In summary, the framework of the model is as follows:

Shock pressures are estimated from the model and compared with the reference pressure transducers (Fig. 9). The mean absolute error (MAE) is computed by \((1/N) \sum _{i}^{N} | P_\textrm{calc,i} - P_\textrm{exp,i} |\) and is 12.6 kPa for the lower impact velocity (159 measurements) and 28.3 kPa for the higher impact velocity (173 measurements). Deviations in shock pressures are relatively small for lower pressure magnitudes, while the variance increases for larger pressure magnitudes. PIV measurements are performed to investigate the source of the variances in the shock pressure in more detail. The slip velocity between the bubbles and liquid (\(u_\textrm{slip}\)) forms an important mechanism in the model, and two-phase PIV measurements allow for the simultaneous investigation of the bubble and surrounding liquid velocities upon the arrival of the shock front.
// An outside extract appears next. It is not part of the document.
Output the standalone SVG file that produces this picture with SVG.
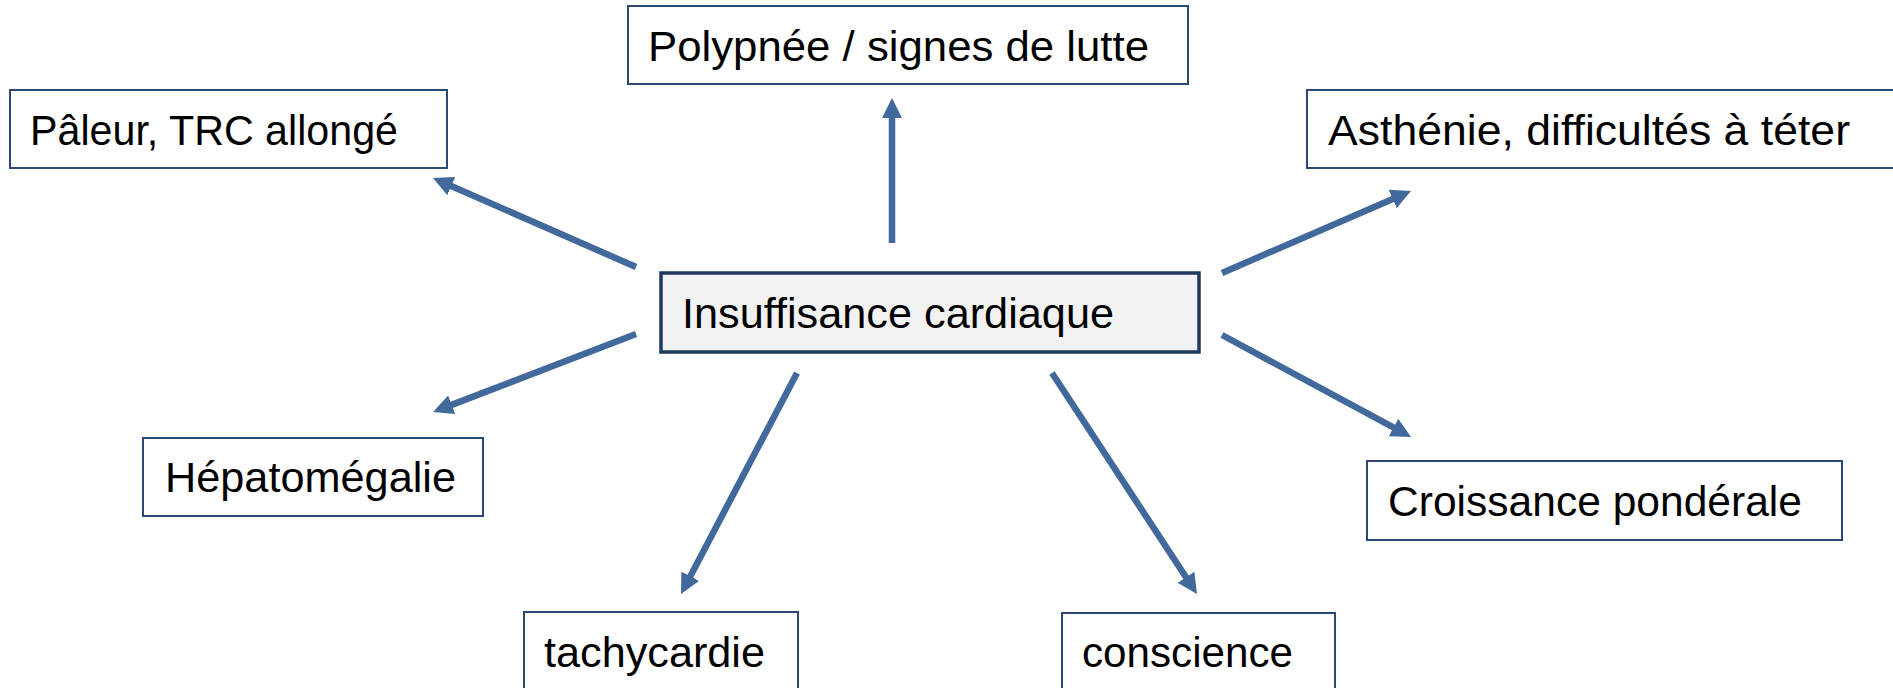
<svg xmlns="http://www.w3.org/2000/svg" width="1893" height="688" viewBox="0 0 1893 688">
<style>
.box{fill:#ffffff;stroke:#2a4a74;stroke-width:2}
.main{fill:#f2f2f2;stroke:#1f3a5f;stroke-width:3.5}
.lbl{font-family:"Liberation Sans",Arial,sans-serif;font-size:43px;fill:#000000}
.arr{stroke:#41699b;stroke-width:6.5;fill:none;marker-end:url(#ah)}
</style>
<defs>
<marker id="ah" markerUnits="userSpaceOnUse" markerWidth="20" markerHeight="20" refX="12" refY="10" orient="auto">
<path d="M0,0 L20,10 L0,20 z" fill="#41699b"/>
</marker>
</defs>
<rect width="1893" height="688" fill="#ffffff"/>
<g id="connectors">
<line class="arr" x1="892" y1="243" x2="892" y2="106"/>
<line class="arr" x1="636" y1="267" x2="440.3" y2="181.2"/>
<line class="arr" x1="1222" y1="273" x2="1403.7" y2="194.2"/>
<line class="arr" x1="1222" y1="335" x2="1404" y2="433.2"/>
<line class="arr" x1="636" y1="334" x2="440.5" y2="409.1"/>
<line class="arr" x1="797" y1="373" x2="684.7" y2="586.9"/>
<line class="arr" x1="1052" y1="373" x2="1192.6" y2="587.3"/>
</g>
<g id="node-polypnee">
<rect class="box" x="628" y="6" width="560" height="78"/>
<text class="lbl" x="648" y="61" textLength="501" lengthAdjust="spacingAndGlyphs">Polypnée / signes de lutte</text>
</g>
<g id="node-paleur">
<rect class="box" x="10" y="90" width="437" height="78"/>
<text class="lbl" x="30" y="145" textLength="368" lengthAdjust="spacingAndGlyphs">Pâleur, TRC allongé</text>
</g>
<g id="node-asthenie">
<rect class="box" x="1307" y="90" width="600" height="78"/>
<text class="lbl" x="1328" y="145" textLength="522" lengthAdjust="spacingAndGlyphs">Asthénie, difficultés à téter</text>
</g>
<g id="node-center">
<rect class="main" x="661" y="273" width="538" height="79"/>
<text class="lbl" x="682" y="328" textLength="432" lengthAdjust="spacingAndGlyphs">Insuffisance cardiaque</text>
</g>
<g id="node-hepato">
<rect class="box" x="143" y="438" width="340" height="78"/>
<text class="lbl" x="165" y="492" textLength="291" lengthAdjust="spacingAndGlyphs">Hépatomégalie</text>
</g>
<g id="node-croissance">
<rect class="box" x="1367" y="461" width="475" height="79"/>
<text class="lbl" x="1388" y="516" textLength="414" lengthAdjust="spacingAndGlyphs">Croissance pondérale</text>
</g>
<g id="node-tachy">
<rect class="box" x="524" y="612" width="274" height="90"/>
<text class="lbl" x="544" y="667" textLength="221" lengthAdjust="spacingAndGlyphs">tachycardie</text>
</g>
<g id="node-conscience">
<rect class="box" x="1062" y="613" width="273" height="90"/>
<text class="lbl" x="1082" y="667" textLength="211" lengthAdjust="spacingAndGlyphs">conscience</text>
</g>
</svg>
PIV measurements were performed to validate the shock-induced liquid acceleration. A typical recording is shown in the supplementary material, both in a raw and processed format (with \(u_\textrm{l}\) and \(u_\textrm{b}\) shown as vectors). Necessary changes to the optical arrangement in the experimental setup are made to perform these planar PIV measurements (Fig. 2), but other components of the system remained identical. In total, 54 impacts were recorded ranging from 0 to 1.0 percent aeration and two impact velocities of 0.85 and 1.70 m/s. Note that the shock-induced liquid velocities are clustered (see Fig. 10). Also, the model predictions show a smaller bias, i.e. \({\bar{u}}_\textrm{model} / {\bar{u}}_\textrm{PIV}\) = 1.062 and 0.916, while \({\bar{P}}_\textrm{model} / {\bar{P}}_\textrm{ref}\) = 1.095 and 0.828, for 0.85 and 1.70 m/s respectively. Since \(\Delta P_\textrm{l} = \Delta P_\textrm{l}(\rho _\textrm{l}, U_\textrm{s}, \Delta u_\textrm{l})\), i.e. the Joukowsky equation, where \(U_\textrm{s}\) is accurately measured (see Fig. 8) and the maximum error for \(\rho _\textrm{l}\) is 1.0 percent (the upper range of the void fraction), most deviations in Fig. 9 are expected to originate from the computed shock-induced liquid velocities. Also, the emitted pressures from collapsing and expanding bubbles may have an effect on the overall pressure signal (see Fig. 7). This is supported by Fig. 10, right, where the model consistently under predicts the shock pressure, as single bubble dynamics models (such as the Rayleigh-Plesset model) are not included. On the other hand, Fig. 9 shows that the largest deviations occur for lower aeration levels, where fewer bubbles are present. Also, Fig. 7 (left) shows that no typical higher frequency pressure variations of smaller bubbles are observed in that specific measurement with \(\alpha\) = 0.084%.

Only for the PIV measurements, the shock speed is derived from the reference pressure transducers. The shock wave speed \(U_\textrm{s}\) cannot be determined by these larger non-split images, as the back-light illumination would overexpose the emitted light by the tracer particles. Since \(U_\textrm{s}\) can accurately be determined by the reference pressure transducers (Fig. 8), this model input variable is expected to contribute marginally to the model output variance.

The synchronized bubble and liquid velocities during the shock passage are shown Fig. 11, left, where the arrows (a–e) refer to the corresponding images in Fig. 12. Time t = 0 ms (b) corresponds to the image in which the average bubble velocity intersects with the zero velocity threshold. As expected, bubbles accelerate initially faster than the surrounding liquid and decelerate afterwards, and compress in response to the elevated shock pressures. Furthermore, the shock wave front passage through the gas–liquid fluid is observed within one image by the acceleration of the liquid (Fig. 12c), from which the shock wave speed is estimated from the liquid velocity profiles along the vertical location of the FOV in Fig. 11 (right). For \(\Delta y\) = 42 mm and \(\Delta t\) = 100 \(\upmu\)s (consecutive frames), the estimated shock wave speed is 420 m/s, which reasonably approximates the measured shock wave speed of 411.4 m/s by the reference measurement.